** Begin Data lines **
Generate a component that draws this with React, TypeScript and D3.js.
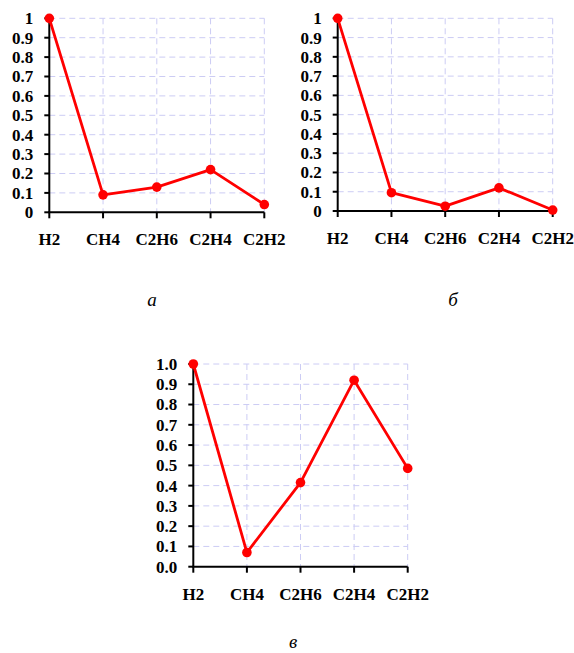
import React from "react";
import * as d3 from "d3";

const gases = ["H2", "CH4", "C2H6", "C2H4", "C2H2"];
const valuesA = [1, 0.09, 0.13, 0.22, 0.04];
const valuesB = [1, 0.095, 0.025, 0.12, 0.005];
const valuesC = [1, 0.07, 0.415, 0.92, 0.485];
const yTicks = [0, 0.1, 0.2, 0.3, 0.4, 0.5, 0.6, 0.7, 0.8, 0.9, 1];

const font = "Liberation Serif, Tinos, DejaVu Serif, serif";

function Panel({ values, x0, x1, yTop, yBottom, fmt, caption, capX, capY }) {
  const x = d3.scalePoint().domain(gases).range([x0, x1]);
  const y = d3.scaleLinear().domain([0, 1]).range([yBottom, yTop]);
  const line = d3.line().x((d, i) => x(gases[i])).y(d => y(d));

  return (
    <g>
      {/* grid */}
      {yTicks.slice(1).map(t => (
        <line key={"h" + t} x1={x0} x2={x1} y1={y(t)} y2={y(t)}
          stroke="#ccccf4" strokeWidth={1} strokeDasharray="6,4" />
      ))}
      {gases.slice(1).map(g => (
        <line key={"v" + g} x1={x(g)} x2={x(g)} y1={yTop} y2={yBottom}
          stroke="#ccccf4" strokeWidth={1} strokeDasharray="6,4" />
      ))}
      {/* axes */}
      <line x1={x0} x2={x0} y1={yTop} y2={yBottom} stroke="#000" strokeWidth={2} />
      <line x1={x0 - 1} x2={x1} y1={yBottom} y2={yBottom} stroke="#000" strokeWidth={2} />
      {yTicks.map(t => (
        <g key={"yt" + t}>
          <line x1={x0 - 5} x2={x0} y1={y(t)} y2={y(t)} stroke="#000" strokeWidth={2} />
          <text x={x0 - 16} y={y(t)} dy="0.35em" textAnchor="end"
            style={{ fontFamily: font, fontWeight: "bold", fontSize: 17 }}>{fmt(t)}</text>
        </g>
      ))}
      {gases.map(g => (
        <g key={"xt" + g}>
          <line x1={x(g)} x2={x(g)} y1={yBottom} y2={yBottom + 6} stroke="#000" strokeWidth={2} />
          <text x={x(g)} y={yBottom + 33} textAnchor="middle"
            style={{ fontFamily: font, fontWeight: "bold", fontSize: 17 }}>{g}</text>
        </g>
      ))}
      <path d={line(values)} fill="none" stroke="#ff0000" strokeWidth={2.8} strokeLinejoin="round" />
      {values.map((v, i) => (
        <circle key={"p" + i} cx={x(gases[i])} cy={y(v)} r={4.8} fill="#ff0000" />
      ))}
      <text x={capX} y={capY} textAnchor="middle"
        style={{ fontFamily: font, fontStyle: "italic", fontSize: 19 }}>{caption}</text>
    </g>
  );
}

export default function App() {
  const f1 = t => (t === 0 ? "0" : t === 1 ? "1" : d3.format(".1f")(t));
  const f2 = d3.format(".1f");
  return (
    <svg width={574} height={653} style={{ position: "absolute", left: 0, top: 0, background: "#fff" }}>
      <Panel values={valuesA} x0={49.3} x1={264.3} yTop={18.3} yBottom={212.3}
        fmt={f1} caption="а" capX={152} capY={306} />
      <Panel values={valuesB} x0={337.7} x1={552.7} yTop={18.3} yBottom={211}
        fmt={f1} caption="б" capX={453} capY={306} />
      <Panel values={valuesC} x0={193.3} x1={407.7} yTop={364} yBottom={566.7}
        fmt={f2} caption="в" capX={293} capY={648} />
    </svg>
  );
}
** End Data lines **
## Requirements
Look at the listing and set down only the lines from its start through the line with "0.8, 0.9, 1];", word for word and without pictures.

## Complete output
Generate a component that draws this with React, TypeScript and D3.js.
import React from "react";
import * as d3 from "d3";

const gases = ["H2", "CH4", "C2H6", "C2H4", "C2H2"];
const valuesA = [1, 0.09, 0.13, 0.22, 0.04];
const valuesB = [1, 0.095, 0.025, 0.12, 0.005];
const valuesC = [1, 0.07, 0.415, 0.92, 0.485];
const yTicks = [0, 0.1, 0.2, 0.3, 0.4, 0.5, 0.6, 0.7, 0.8, 0.9, 1];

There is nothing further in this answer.